Blunt's former deputy legal counsel Scott Eckersley said he was fired in late September after he warned Blunt officials that their practice of deleting e-mails violated state open records law. Eckersley said he emphasized verbally and in e-mails to Blunt's staff that the governor's office had a written policy specifying how electronic messages and other records were to be saved.
“I believed I was fired for pointing to written office policy which ... contradicted how the office was handling record requests,” Eckersley told the St. Louis-Post Dispatch.
Eckersley said Thursday night that he couldn't comment in detail on the matter because of the client-attorney privilege with his former employer, though he disputed Blunt's assertion that there are no written policies governing the deletion of e-mails.
“I certainly can confirm there was a written policy,” Eckersley said.
Eckersley was fired around the time that Blunt officials were coming under fire for deleting internal e-mails, which are widely considered to be public documents. The Springfield News-Leader had requested some e-mails under the Sunshine Law, but was denied the request because the messages had been discarded.

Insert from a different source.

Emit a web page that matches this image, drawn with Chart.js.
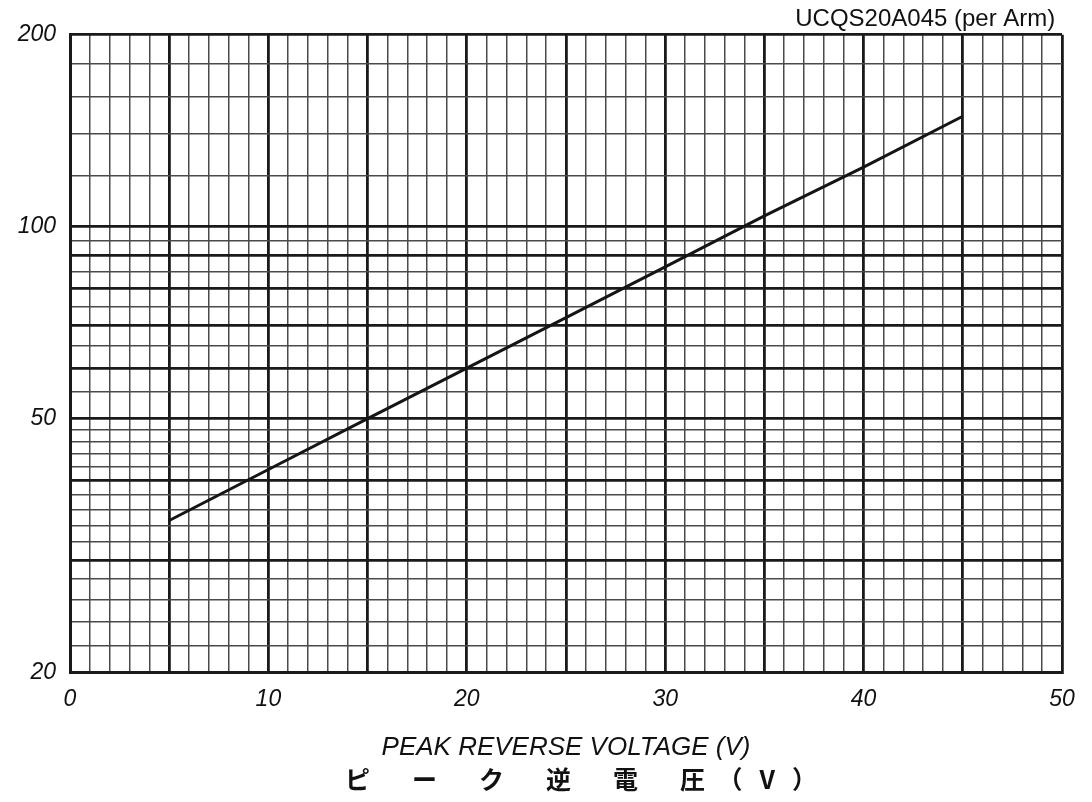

Blunt said he considered some e-mails to be public documents that must be retained, while others can be deleted. E-mails that are later incorporated into other written documents are considered public, he said.
Instead of having a written policy to differentiate between public and private e-mails, Blunt said he relies on the Sunshine Law.
“The Sunshine Law provides lots of information about that, and differentiates, and is very specific about what is and what is not a public record,” Blunt said.
The open records law is broadly worded and does not specifically mention e-mails, said Jean Maneke, a Kansas City attorney who specializes in open records cases.
“I think that as long as (an e-mail) relates to public business, it is going to be a public record under the Sunshine Law,” Maneke said.
The Sunshine Law defines a public record as “... any record, whether written or electronically stored, retained by or of any public governmental body including any report, survey, memorandum, or other document ...”
Maneke pointed out that e-mails are a relatively new form of government document, and future lawsuits might determine which e-mails are public documents.
“There's not a lot of case law on this particular issue,” she said.